Speaking of motivation, former Kailua High School football coach Alex Kane received the Hawaii Coaches Award for his lifelong service to the sport at a recognition banquet held last week by the local chapter of the National Football Foundation and College Hall of Fame ... Mel Murata‘s Keiki Palaka Band has a fancy gig at the Waialae Country Club Saturday night, playing for a Moiliili community gala ... Kailua author Ian MacMillan will be at the Big Island’s Volcano Art Center May 19-20, reading from his new book, The Seven Orchids,and conducting a writers workshop ... James Barlett of Kaneohe can top that. The commander of VFW Post 10154 won an all-expense-paid trip May 4-7 to Kansas City for “a fun-filled week” at the Veterans of Foreign Wars national headquarters ... Speaking of VFW, Daniel Chaves of Kaneohe will receive an Army ROTC award from the local VFW on May 19 during a retreat at his college, Central Washington University in Ellensburg ... Vivien Lee of Waiahole comes out of the valley to lead a dance workshop Saturday at the 2006 International Cultural Summit at the Hawaii Convention Center ... Castle High needs help translating its parent handbook into Samoan, Tongan, Ilocano, Tagalog and Marshallese. If you have the gift of tongues, call Kathy Martin at 233-5379 ... HPU students on the Windward campus may or may not recognize their theater teacher, Larry Bialock, in ACT’s Damn Yankees, now playing at Fort Shafter (483-4480). Larry plays the devil ... Discovered by leafing through the Star-Bulletin‘s slick “Island Homes” supplement: Two celebrity Windward residents have moved and put their estates up for sale: romance author Johanna Lindsey (4 BR, $2,750,000) and artist Diana Hansen-Young (4 BR, $1,599,000). How can anyone leave Kahaluu? ... Students from Windward Adventist and Kaneohe, Mokapu and Puohala elementary schools lifted recorders to their mouths and played with the Honolulu Symphony recently, right inside the Blaisdell Concert Hall. It’s part of the symphony’s educational outreach, which has so far given 30,000 keiki a taste of the classical ...

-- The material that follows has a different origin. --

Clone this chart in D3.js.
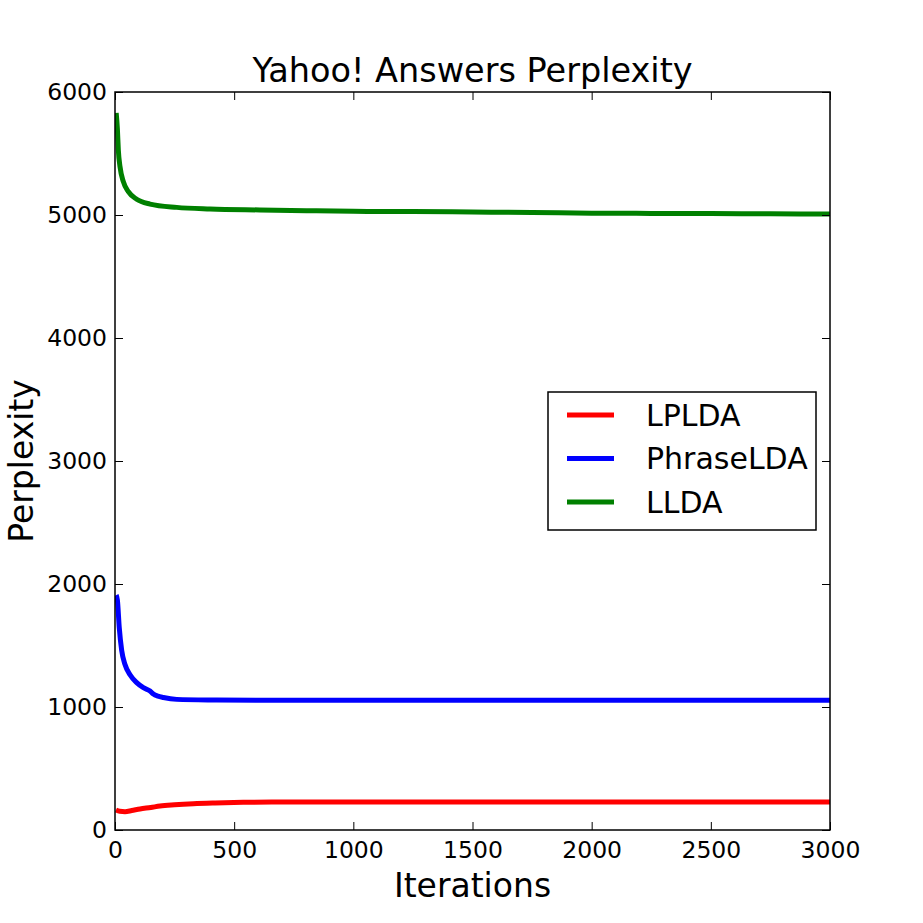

King Intermediate School P.E. teacher Jimmy Edwards finished slower than he’d hoped in the 110th Boston Marathon last month, but he still qualified for next year’s grueling race. “The whole town came out to watch us,” he says. “It was such a nice boost and so inspirational. I told my students, ‘Don’t ever give up, keep plugging along’ ” ... Don’t give up on the woe-begone cocker spaniel found limping around Kapunahala Elementary School awhile back. When school officials brought her in to the Hawaiian Humane Society, they discovered that “Lucy” had gangrene. But things got better fast. After amputating the leg, Lucy was soon running well on the other three and has been adopted by a Honolulu family ... Congratulations to Kailua’s Beth Cooling, named 2006 Volunteer of the Year at the Kaneohe Marine base. Beth chairs volunteers for the Navy Marine Corps Relief Society, helping servicemembers take control of their finances ... Special note to my squinting readers, Bill and Dudley: Can you read me now? I asked my boss, and he restored the bigger type face and font to Waha Nui. After all, it’s supposed to mean BIG mouth, yeah?